*Exercise directions*: Images should be left out, and everything else in the listing reproduced exactly.

*Dataset excerpt*:
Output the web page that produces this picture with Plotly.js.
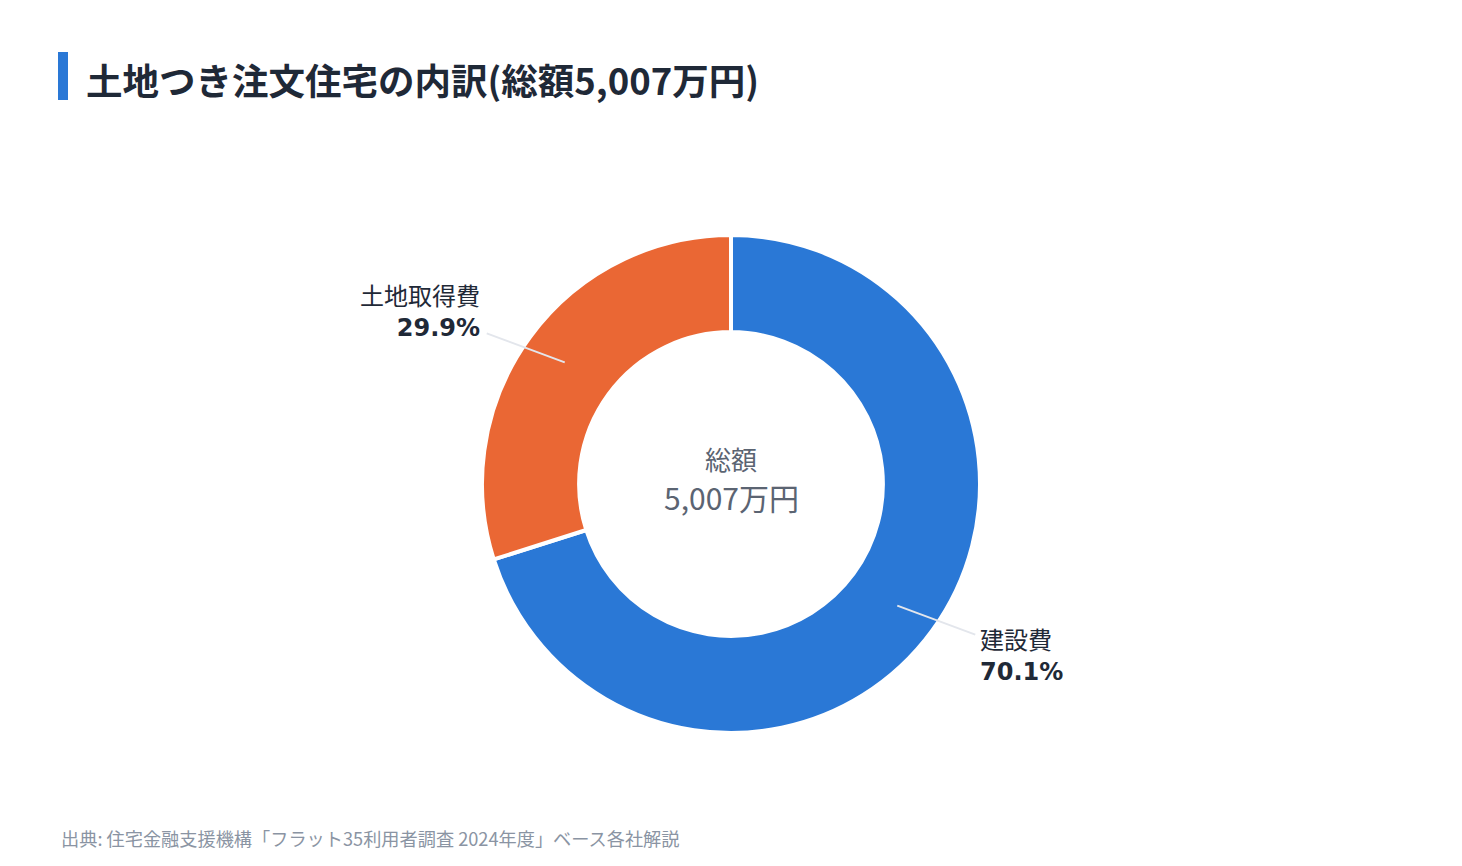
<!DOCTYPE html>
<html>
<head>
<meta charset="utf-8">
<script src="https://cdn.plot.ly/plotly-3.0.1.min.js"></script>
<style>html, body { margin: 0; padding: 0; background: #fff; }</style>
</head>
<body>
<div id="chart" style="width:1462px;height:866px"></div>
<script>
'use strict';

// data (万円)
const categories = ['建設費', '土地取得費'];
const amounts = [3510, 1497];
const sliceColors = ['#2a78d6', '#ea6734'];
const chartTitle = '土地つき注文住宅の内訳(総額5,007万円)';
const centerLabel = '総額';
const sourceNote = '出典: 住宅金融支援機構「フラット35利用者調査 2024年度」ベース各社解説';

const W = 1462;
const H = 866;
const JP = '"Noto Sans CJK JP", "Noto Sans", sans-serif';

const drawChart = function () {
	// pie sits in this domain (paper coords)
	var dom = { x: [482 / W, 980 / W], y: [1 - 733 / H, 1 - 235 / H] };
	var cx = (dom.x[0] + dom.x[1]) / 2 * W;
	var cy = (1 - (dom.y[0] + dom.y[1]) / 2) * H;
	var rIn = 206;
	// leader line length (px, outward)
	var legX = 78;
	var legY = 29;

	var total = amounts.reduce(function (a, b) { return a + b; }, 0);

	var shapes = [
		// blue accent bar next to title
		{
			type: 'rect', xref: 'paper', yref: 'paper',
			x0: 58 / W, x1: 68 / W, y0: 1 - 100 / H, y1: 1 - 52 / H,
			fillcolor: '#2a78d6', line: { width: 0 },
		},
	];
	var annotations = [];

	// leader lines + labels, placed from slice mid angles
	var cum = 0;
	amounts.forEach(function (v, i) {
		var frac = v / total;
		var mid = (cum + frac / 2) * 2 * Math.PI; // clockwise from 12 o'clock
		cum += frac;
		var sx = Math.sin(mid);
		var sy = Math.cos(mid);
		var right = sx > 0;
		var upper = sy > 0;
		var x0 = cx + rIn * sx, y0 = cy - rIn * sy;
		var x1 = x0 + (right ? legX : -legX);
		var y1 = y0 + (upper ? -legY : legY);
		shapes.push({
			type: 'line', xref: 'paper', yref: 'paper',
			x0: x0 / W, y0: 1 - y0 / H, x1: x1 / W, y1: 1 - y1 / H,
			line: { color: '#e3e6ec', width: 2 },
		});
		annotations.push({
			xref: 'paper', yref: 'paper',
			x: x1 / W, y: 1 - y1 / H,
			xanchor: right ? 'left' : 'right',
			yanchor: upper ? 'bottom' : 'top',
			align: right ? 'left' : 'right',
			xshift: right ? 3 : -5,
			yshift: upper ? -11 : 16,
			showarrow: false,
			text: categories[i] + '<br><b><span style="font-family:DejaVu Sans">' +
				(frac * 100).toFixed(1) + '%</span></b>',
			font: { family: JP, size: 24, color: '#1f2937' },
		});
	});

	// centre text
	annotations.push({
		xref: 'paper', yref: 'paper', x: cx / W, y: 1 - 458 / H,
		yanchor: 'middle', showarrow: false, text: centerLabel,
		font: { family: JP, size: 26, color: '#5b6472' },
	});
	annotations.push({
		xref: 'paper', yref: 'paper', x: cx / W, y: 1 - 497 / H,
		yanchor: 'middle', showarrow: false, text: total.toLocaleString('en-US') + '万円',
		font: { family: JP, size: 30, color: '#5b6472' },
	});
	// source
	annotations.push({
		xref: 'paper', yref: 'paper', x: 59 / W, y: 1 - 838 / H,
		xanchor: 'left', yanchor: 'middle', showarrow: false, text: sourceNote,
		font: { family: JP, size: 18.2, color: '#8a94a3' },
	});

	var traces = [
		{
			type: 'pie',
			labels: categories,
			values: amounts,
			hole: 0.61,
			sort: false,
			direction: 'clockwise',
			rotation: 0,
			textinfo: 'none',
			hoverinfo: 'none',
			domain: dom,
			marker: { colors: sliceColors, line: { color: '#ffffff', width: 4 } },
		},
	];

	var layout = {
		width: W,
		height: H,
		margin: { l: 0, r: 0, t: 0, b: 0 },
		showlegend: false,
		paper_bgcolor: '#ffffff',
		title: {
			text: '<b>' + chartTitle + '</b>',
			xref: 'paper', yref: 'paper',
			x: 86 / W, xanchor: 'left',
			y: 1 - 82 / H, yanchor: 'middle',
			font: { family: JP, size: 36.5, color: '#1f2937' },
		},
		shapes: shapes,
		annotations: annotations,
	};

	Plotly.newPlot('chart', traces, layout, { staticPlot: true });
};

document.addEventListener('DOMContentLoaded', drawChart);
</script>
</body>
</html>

*Correct output*:
Output the web page that produces this picture with Plotly.js.
<!DOCTYPE html>
<html>
<head>
<meta charset="utf-8">
<script src="https://cdn.plot.ly/plotly-3.0.1.min.js"></script>
<style>html, body { margin: 0; padding: 0; background: #fff; }</style>
</head>
<body>
<div id="chart" style="width:1462px;height:866px"></div>
<script>
'use strict';

// data (万円)
const categories = ['建設費', '土地取得費'];
const amounts = [3510, 1497];
const sliceColors = ['#2a78d6', '#ea6734'];
const chartTitle = '土地つき注文住宅の内訳(総額5,007万円)';
const centerLabel = '総額';
const sourceNote = '出典: 住宅金融支援機構「フラット35利用者調査 2024年度」ベース各社解説';

const W = 1462;
const H = 866;
const JP = '"Noto Sans CJK JP", "Noto Sans", sans-serif';

const drawChart = function () {
	// pie sits in this domain (paper coords)
	var dom = { x: [482 / W, 980 / W], y: [1 - 733 / H, 1 - 235 / H] };
	var cx = (dom.x[0] + dom.x[1]) / 2 * W;
	var cy = (1 - (dom.y[0] + dom.y[1]) / 2) * H;
	var rIn = 206;
	// leader line length (px, outward)
	var legX = 78;
	var legY = 29;

	var total = amounts.reduce(function (a, b) { return a + b; }, 0);

	var shapes = [
		// blue accent bar next to title
		{
			type: 'rect', xref: 'paper', yref: 'paper',
			x0: 58 / W, x1: 68 / W, y0: 1 - 100 / H, y1: 1 - 52 / H,
			fillcolor: '#2a78d6', line: { width: 0 },
		},
	];
	var annotations = [];

	// leader lines + labels, placed from slice mid angles
	var cum = 0;
	amounts.forEach(function (v, i) {
		var frac = v / total;
		var mid = (cum + frac / 2) * 2 * Math.PI; // clockwise from 12 o'clock
		cum += frac;
		var sx = Math.sin(mid);
		var sy = Math.cos(mid);
		var right = sx > 0;
		var upper = sy > 0;
		var x0 = cx + rIn * sx, y0 = cy - rIn * sy;
		var x1 = x0 + (right ? legX : -legX);
		var y1 = y0 + (upper ? -legY : legY);
		shapes.push({
			type: 'line', xref: 'paper', yref: 'paper',
			x0: x0 / W, y0: 1 - y0 / H, x1: x1 / W, y1: 1 - y1 / H,
			line: { color: '#e3e6ec', width: 2 },
		});
		annotations.push({
			xref: 'paper', yref: 'paper',
			x: x1 / W, y: 1 - y1 / H,
			xanchor: right ? 'left' : 'right',
			yanchor: upper ? 'bottom' : 'top',
			align: right ? 'left' : 'right',
			xshift: right ? 3 : -5,
			yshift: upper ? -11 : 16,
			showarrow: false,
			text: categories[i] + '<br><b><span style="font-family:DejaVu Sans">' +
				(frac * 100).toFixed(1) + '%</span></b>',
			font: { family: JP, size: 24, color: '#1f2937' },
		});
	});

	// centre text
	annotations.push({
		xref: 'paper', yref: 'paper', x: cx / W, y: 1 - 458 / H,
		yanchor: 'middle', showarrow: false, text: centerLabel,
		font: { family: JP, size: 26, color: '#5b6472' },
	});
	annotations.push({
		xref: 'paper', yref: 'paper', x: cx / W, y: 1 - 497 / H,
		yanchor: 'middle', showarrow: false, text: total.toLocaleString('en-US') + '万円',
		font: { family: JP, size: 30, color: '#5b6472' },
	});
	// source
	annotations.push({
		xref: 'paper', yref: 'paper', x: 59 / W, y: 1 - 838 / H,
		xanchor: 'left', yanchor: 'middle', showarrow: false, text: sourceNote,
		font: { family: JP, size: 18.2, color: '#8a94a3' },
	});

	var traces = [
		{
			type: 'pie',
			labels: categories,
			values: amounts,
			hole: 0.61,
			sort: false,
			direction: 'clockwise',
			rotation: 0,
			textinfo: 'none',
			hoverinfo: 'none',
			domain: dom,
			marker: { colors: sliceColors, line: { color: '#ffffff', width: 4 } },
		},
	];

	var layout = {
		width: W,
		height: H,
		margin: { l: 0, r: 0, t: 0, b: 0 },
		showlegend: false,
		paper_bgcolor: '#ffffff',
		title: {
			text: '<b>' + chartTitle + '</b>',
			xref: 'paper', yref: 'paper',
			x: 86 / W, xanchor: 'left',
			y: 1 - 82 / H, yanchor: 'middle',
			font: { family: JP, size: 36.5, color: '#1f2937' },
		},
		shapes: shapes,
		annotations: annotations,
	};

	Plotly.newPlot('chart', traces, layout, { staticPlot: true });
};

document.addEventListener('DOMContentLoaded', drawChart);
</script>
</body>
</html>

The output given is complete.